A Scottish bio-tech company focussed on the global cell culture market has licensed new technology that will allow it to massively expand its range of regenerative medicine, cell-based therapy and drug delivery products.
Lanarkshire-based Biogelx, whose hydrogels have until now been restricted to laboratory in-vitro testing, is hoping that the licence it has agreed with the University of Strathclyde will now allow it to produce therapeutic products that can be use inside the human body.
According to Biogelx’s chief executive David Lightbody the worldwide market for such in-vivo products could be worth over $3 billion (£2bn) a year.
Dr Lightbody believes that the new products the company now plans to develop will allow Biogelx to increase its annual turnover from £250,000 to in excess of £2 million over the next couple of years.
“It’s been a thrilling year for Biogelx and securing this first of a kind technology is a game changer for us,” Dr Lightbody said. “We now have a fantastic platform to extend our activities from laboratory-based into direct clinical applications and export our technology into worldwide markets.”
The exclusive worldwide licence for Strathclyde University’s recently-developed tripeptide technology will allow Biogelx to develop nano-fibres created from amino acids which will be “more bio-compatible” than Biogelx’s previous products.
The new technology was recently perfected at the University of Strathclyde by Professor Rein Ulijn. In return for licensing the technology to Biogelx, the university will receive a cut of future royalty payments.

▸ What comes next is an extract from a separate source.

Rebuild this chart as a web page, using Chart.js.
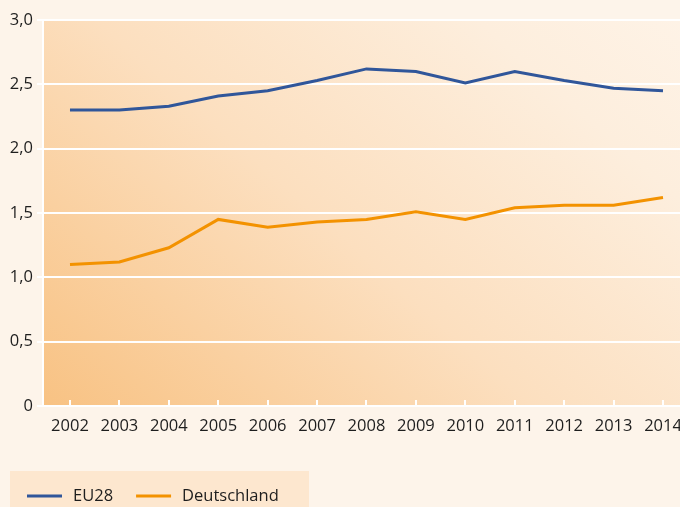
<!DOCTYPE html>
<html lang="de">
<head>
  <meta charset="UTF-8" />
  <title>EU28 / Deutschland</title>
  <script src="https://cdn.jsdelivr.net/npm/chart.js"></script>
  <style>
    html, body { margin: 0; padding: 0; background: #fdf4ea; }
    #wrap { position: relative; width: 680px; height: 507px; }
  </style>
</head>
<body>
  <div id="wrap"><canvas id="chart"></canvas></div>

  <script>
    // data
    const years = [2002, 2003, 2004, 2005, 2006, 2007, 2008, 2009, 2010, 2011, 2012, 2013, 2014];
    const eu28 = [2.30, 2.30, 2.33, 2.41, 2.45, 2.53, 2.62, 2.60, 2.51, 2.60, 2.53, 2.47, 2.45];
    const deutschland = [1.10, 1.12, 1.23, 1.45, 1.39, 1.43, 1.45, 1.51, 1.45, 1.54, 1.56, 1.56, 1.62];
    const yTicks = [0, 0.5, 1.0, 1.5, 2.0, 2.5, 3.0];

    const FONT = '"Open Sans", "Noto Sans", sans-serif';
    const FONT_SIZE = 16.5;
    const TEXT = '#1e1e1e';

    // orange-to-cream gradient behind the plot
    const plotBackground = {
      id: 'plotBackground',
      beforeDraw(chart) {
        const { ctx, chartArea: a } = chart;
        const g = ctx.createLinearGradient(a.left, a.bottom, a.left + a.width * 0.75, a.top - a.height * 0.4);
        g.addColorStop(0, '#f8c283');
        g.addColorStop(0.45, '#fcdfbf');
        g.addColorStop(0.8, '#fdeedd');
        g.addColorStop(1, '#fef3e7');
        ctx.save();
        ctx.fillStyle = g;
        ctx.fillRect(a.left, a.top, a.width, a.height);
        ctx.restore();
      }
    };

    // legend box at the bottom left
    const bottomLegend = {
      id: 'bottomLegend',
      afterDraw(chart) {
        const { ctx } = chart;
        ctx.save();
        ctx.fillStyle = '#fde7cf';
        ctx.fillRect(10, 471, 299, 36);
        ctx.font = FONT_SIZE + 'px ' + FONT;
        ctx.textBaseline = 'middle';
        let x = 27;
        const y = 496;
        chart.data.datasets.forEach(ds => {
          ctx.strokeStyle = ds.borderColor;
          ctx.lineWidth = 3;
          ctx.beginPath();
          ctx.moveTo(x, y);
          ctx.lineTo(x + 35, y);
          ctx.stroke();
          ctx.fillStyle = TEXT;
          ctx.fillText(ds.label, x + 46, y);
          x += 46 + ctx.measureText(ds.label).width + 23;
        });
        ctx.restore();
      }
    };

    const points = arr => arr.map((v, i) => ({ x: years[i], y: v }));

    new Chart(document.getElementById('chart'), {
      type: 'line',
      data: {
        datasets: [
          {
            label: 'EU28',
            data: points(eu28),
            borderColor: '#30569a',
            borderWidth: 3,
            pointRadius: 0,
            tension: 0
          },
          {
            label: 'Deutschland',
            data: points(deutschland),
            borderColor: '#f39200',
            borderWidth: 3,
            pointRadius: 0,
            tension: 0
          }
        ]
      },
      options: {
        responsive: true,
        maintainAspectRatio: false,
        animation: false,
        layout: { padding: { top: 20, right: 0, bottom: 71, left: 0 } },
        plugins: {
          legend: { display: false },
          tooltip: { enabled: false }
        },
        scales: {
          x: {
            type: 'linear',
            min: 2001.454,
            max: 2014.344,
            afterBuildTicks: scale => { scale.ticks = years.map(v => ({ value: v })); },
            afterFit: scale => {
              scale.height = 30;
              scale.paddingLeft = 0;
              scale.paddingRight = 0;
            },
            border: { display: false },
            grid: {
              drawOnChartArea: false,
              drawTicks: true,
              tickLength: -6,
              color: '#ffffff',
              lineWidth: 2
            },
            ticks: {
              color: TEXT,
              font: { family: FONT, size: FONT_SIZE },
              padding: 16,
              maxRotation: 0,
              autoSkip: false,
              callback: v => String(v)
            }
          },
          y: {
            min: 0,
            max: 3,
            afterBuildTicks: scale => { scale.ticks = yTicks.map(v => ({ value: v })); },
            afterFit: scale => { scale.width = 43; },
            border: { display: true, color: '#ffffff', width: 2 },
            grid: {
              color: '#ffffff',
              lineWidth: 2,
              tickLength: 6
            },
            ticks: {
              color: TEXT,
              font: { family: FONT, size: FONT_SIZE },
              padding: 4,
              callback: v => v === 0 ? '0' : v.toFixed(1).replace('.', ',')
            }
          }
        }
      },
      plugins: [plotBackground, bottomLegend]
    });
  </script>
</body>
</html>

Biogelx is itself a Strathclyde University spin-off which started trading in early 2013 and now has a workforce of ten based at the BioCity Scotland life sciences incubator in Newhouse. By the end of next year the company now expects to have doubled its headcount.
Its current range of non-animal derived hydrogels – which mimic the behaviour of tissues found in the body – are used to grow cells to be used in drug discovery, cancer cell research and toxicology screening.
Earlier this year Biogelx secured £630,000 of funding from the Scottish Investment Bank, Peak Capital Advisors, the University of Strathclyde and Gabriel Investments to support its overseas expansion plans.
The company, which recently opened a sales office in New York, is now selling into South Korea, Italy, Spain and Portugal in addition to the US.
Although most of the company’s sales are currently in the UK, Dr Lightbody expects that the US will become the company’s main market within the next year or two.